As to what I think of Bais Yaakov...I was never pro to begin with. I don't think there's anything wrong with people of that hashkafa existing in the world. What I object to is the fact that they think they are The One True Way and can't seem to accept that it's ok for their to be different kinds of Orthodox Judaism in the world. It seems to be a common problem.

Tobie-
I know, right? It's like all their worst nightmares come true...if only we'd got on the train with everyone else....

2:36 AM  
Blogger e-kvetcher said...

T & M,

How do your families feel about this?

8:35 AM  
Blogger Miri said...

My family is blissfully unaware, more or less; what little they suspect troubles them, I think.

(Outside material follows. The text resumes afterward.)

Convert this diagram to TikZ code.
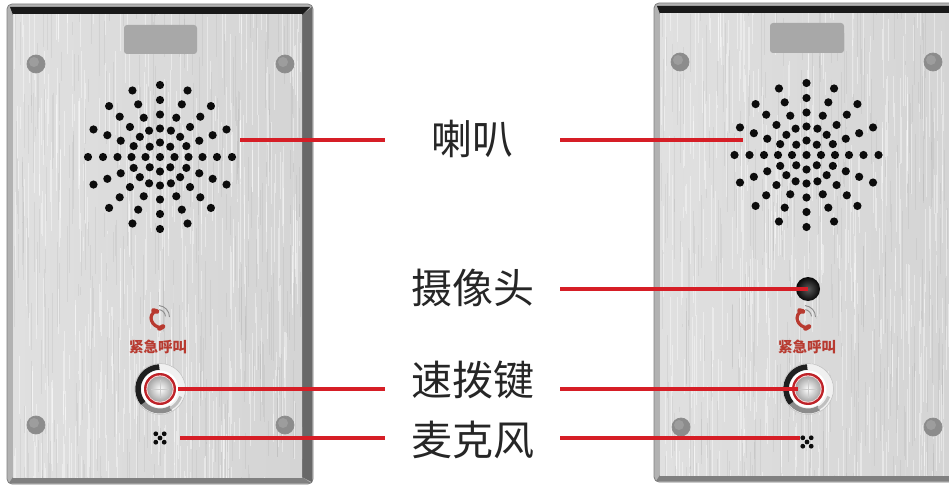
\documentclass[tikz,border=0pt]{standalone}
\usepackage{fontspec}
\newfontfamily\cjk{Noto Sans CJK SC}
\usetikzlibrary{calc}

\definecolor{callout}{RGB}{214,30,38}
\definecolor{rimlight}{RGB}{178,178,178}
\definecolor{rimmid}{RGB}{128,128,128}
\definecolor{rimdark}{RGB}{104,104,104}
\definecolor{facelight}{RGB}{224,224,224}
\definecolor{facedark}{RGB}{212,212,212}
\definecolor{screw}{RGB}{140,140,140}
\definecolor{windowgray}{RGB}{168,168,168}
\definecolor{hole}{RGB}{12,12,12}
\definecolor{signred}{RGB}{184,58,48}
\definecolor{btnred}{RGB}{190,34,40}

\tikzset{
  calloutline/.style={draw=callout, line width=3.4pt},
  lbl/.style={font=\cjk\fontsize{41}{44}\selectfont, text=black!85,
              minimum width=175, inner sep=0pt},
  signtext/.style={font=\cjk\bfseries\fontsize{14.5}{16}\selectfont, text=signred, inner sep=0pt},
  screwhead/.style={fill=screw, draw=black!45, line width=0.7pt},
}

% brushed-steel face: left/top/right/bottom of the face area
\newcommand\steelface[4]{%
  \shade[left color=facelight, right color=facedark] (#1,#2) rectangle (#3,#4);
  \begin{scope}
    \clip (#1,#2) rectangle (#3,#4);
    \foreach \k in {1,...,420}{
      \pgfmathsetmacro\bx{#1+rnd*(#3-#1)}
      \pgfmathsetmacro\by{#2-40+rnd*(#4-#2+40)}
      \pgfmathsetmacro\bl{20+rnd*70}
      \draw[white, opacity=0.4, line width=0.7pt] (\bx,\by) -- ++(0,\bl);
    }
    \foreach \k in {1,...,320}{
      \pgfmathsetmacro\bx{#1+rnd*(#3-#1)}
      \pgfmathsetmacro\by{#2-40+rnd*(#4-#2+40)}
      \pgfmathsetmacro\bl{20+rnd*70}
      \draw[black!45, opacity=0.13, line width=0.6pt] (\bx,\by) -- ++(0,\bl);
    }
  \end{scope}}

% stainless front plate with bevelled rim: outer left/top/right/bottom
\newcommand\frontplate[4]{%
  \fill[rimlight, draw=rimmid, line width=0.8pt, rounded corners=5pt] (#1,#2) rectangle (#3,#4);
  \fill[rimdark] (#3-11,#2+11) -- (#3-1,#2+3) -- (#3-1,#4-2) -- (#3-11,#4-7) -- cycle;
  \fill[rimmid] (#1+6,#4-7) -- (#3-11,#4-7) -- (#3-2,#4-1) -- (#1+2,#4-1) -- cycle;
  \fill[black!90] (#1+3,#2+3) -- (#3-3,#2+3) -- (#3-11,#2+11) -- (#1+6,#2+11) -- cycle;
  \steelface{#1+6}{#2+11}{#3-11}{#4-7}}

% loudspeaker grille: centre dot, ring of 8, four rings of 16
\newcommand\grille[2]{%
  \fill[hole] (#1,#2) circle (4.1);
  \foreach \a in {0,45,...,315}
    \fill[hole] ($(#1,#2)+(\a:14.5)$) circle (4.1);
  \foreach \r in {28.5,42.5,57,72}{
    \foreach \a in {0,22.5,...,337.5}
      \fill[hole] ($(#1,#2)+(\a:\r)$) circle (4.1);
  }}

% fixing screw
\newcommand\screwat[2]{%
  \fill[screwhead] (#1,#2) circle (9);
  \fill[white, opacity=0.15] (#1-2,#2-2) circle (5);}

% emergency-call handset icon with signal waves
\newcommand\handset[2]{%
  \draw[signred, line width=3.2pt, line cap=round]
    (#1+1,#2-9) .. controls (#1-8,#2-5) and (#1-4,#2+7) .. (#1+7,#2+8);
  \draw[signred, line width=4.6pt, line cap=round] (#1-1.5,#2-9.5) -- (#1+2,#2-8.5);
  \draw[signred, line width=4.6pt, line cap=round] (#1+4.5,#2+8.5) -- (#1+8,#2+6.5);
  \draw[black!45, line width=0.9pt] ($(#1+3,#2-3)+(-80:7.5)$) arc[start angle=-80, end angle=-5, radius=7.5];
  \draw[black!45, line width=0.9pt] ($(#1+3,#2-3)+(-85:11.5)$) arc[start angle=-85, end angle=0, radius=11.5];}

% illuminated push button
\newcommand\pushbutton[2]{%
  \fill[black!6] (#1,#2) circle (25.5);
  \draw[black!25, line width=0.5pt] (#1,#2) circle (25.5);
  \draw[black!45, line width=5pt] ($(#1,#2)+(60:22)$) arc[start angle=60, end angle=150, radius=22];
  \draw[black!88, line width=5.5pt] ($(#1,#2)+(140:22)$) arc[start angle=140, end angle=268, radius=22];
  \draw[black!25, line width=3pt] ($(#1,#2)+(20:22)$) arc[start angle=20, end angle=62, radius=22];
  \fill[white] (#1,#2) circle (18.5);
  \fill[btnred] (#1,#2) circle (16);
  \fill[white!85!red] (#1,#2) circle (13.6);
  \shade[inner color=white, outer color=black!35] (#1,#2) circle (12.8);
  \draw[black!20, line width=0.4pt] (#1-9,#2) -- (#1+9,#2) (#1,#2-9) -- (#1,#2+9);}

% microphone aperture: five small holes
\newcommand\micholes[2]{%
  \foreach \dx/\dy in {-4.2/-4.2,4.2/-4.2,0/0,-4.2/4.2,4.2/4.2}
    \fill[hole] (#1+\dx,#2+\dy) circle (2.4);}

\begin{document}
\begin{tikzpicture}[x=1pt,y=-1pt]
\useasboundingbox (0,0) rectangle (949,486);
\clip (0,0) rectangle (949,486);
\fill[white] (0,0) rectangle (949,486);
\pgfmathsetseed{4711}

% ---------------- left unit (no camera)
\frontplate{7}{4}{313}{484}
\fill[windowgray, rounded corners=3pt] (124,25) rectangle (197,54);
\screwat{36}{64}\screwat{285}{64}\screwat{36}{425}\screwat{285}{425}
\grille{160}{157}
\handset{155}{320}
\node[signtext] (signL) at (158,347) {紧急呼叫};
\pushbutton{160}{389}
\micholes{160}{438}

% ---------------- right unit (with camera)
\frontplate{654}{3}{968}{482}
\fill[windowgray, rounded corners=3pt] (770,23) rectangle (844,53);
\screwat{680}{62}\screwat{933}{62}\screwat{681}{427}\screwat{933}{427}
\grille{806.5}{155}
\node[circle, minimum size=24pt, inner sep=0pt, inner color=black!65, outer color=black!97] (cam) at (808,289) {};
\handset{801}{320}
\node[signtext] (signR) at (807,347) {紧急呼叫};
\pushbutton{808}{389}
\micholes{807}{442}

% ---------------- callout anchors
\coordinate (spkL) at (240,140);
\coordinate (spkR) at (743,140);
\coordinate (keyL) at (178,389);
\coordinate (keyR) at (798,389);
\coordinate (micL) at (180,438);
\coordinate (micR) at (800,438);

% ---------------- labels
\node[lbl] (tSpk) at (472.5,139) {喇叭};
\node[lbl] (tCam) at (472.5,288) {摄像头};
\node[lbl] (tKey) at (472.5,380) {速拨键};
\node[lbl] (tMic) at (472.5,440) {麦克风};

% ---------------- callout lines
\draw[calloutline] (spkL) -- (tSpk.west |- spkL);
\draw[calloutline] (tSpk.east |- spkR) -- (spkR);
\draw[calloutline] (tCam.east |- cam) -- (cam.center);
\draw[calloutline] (keyL) -- (tKey.west |- keyL);
\draw[calloutline] (tKey.east |- keyR) -- (keyR);
\draw[calloutline] (micL) -- (tMic.west |- micL);
\draw[calloutline] (tMic.east |- micR) -- (micR);
\end{tikzpicture}
\end{document}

I can't speak directly for Tobie but I don't think her family cares.

10:28 AM  
Blogger Looking Forward said...

I can just taste the sarcasm :-). (which is unusual for me. Usualy I wouldn't know sarcasm if it beat me over the head with a two by four.)

and I thought tobie's family was modern orthodox. If anything I'd be worried they thought she was too frum.

12:03 PM  
Blogger Miri said...

Since Tobie's family now has a voice of its own, I think it'll be fielding all the Tobie-related questions...

3:19 PM  
Blogger Tobie said...

Oh my G-d, my family has become possessed! A foreign voice speaks from their collective throat- do you think it's a dybbuk?

But seriously folks, my family has such a wide range of theologies that I probably come down somewhere in the middle. Add to that a severe pragmatism, logicalness, and love of argumentation and really I think that Miri's right on the money with the couldn't care less thing.

3:22 PM  
Blogger Looking Forward said...

This comment has been removed by the author.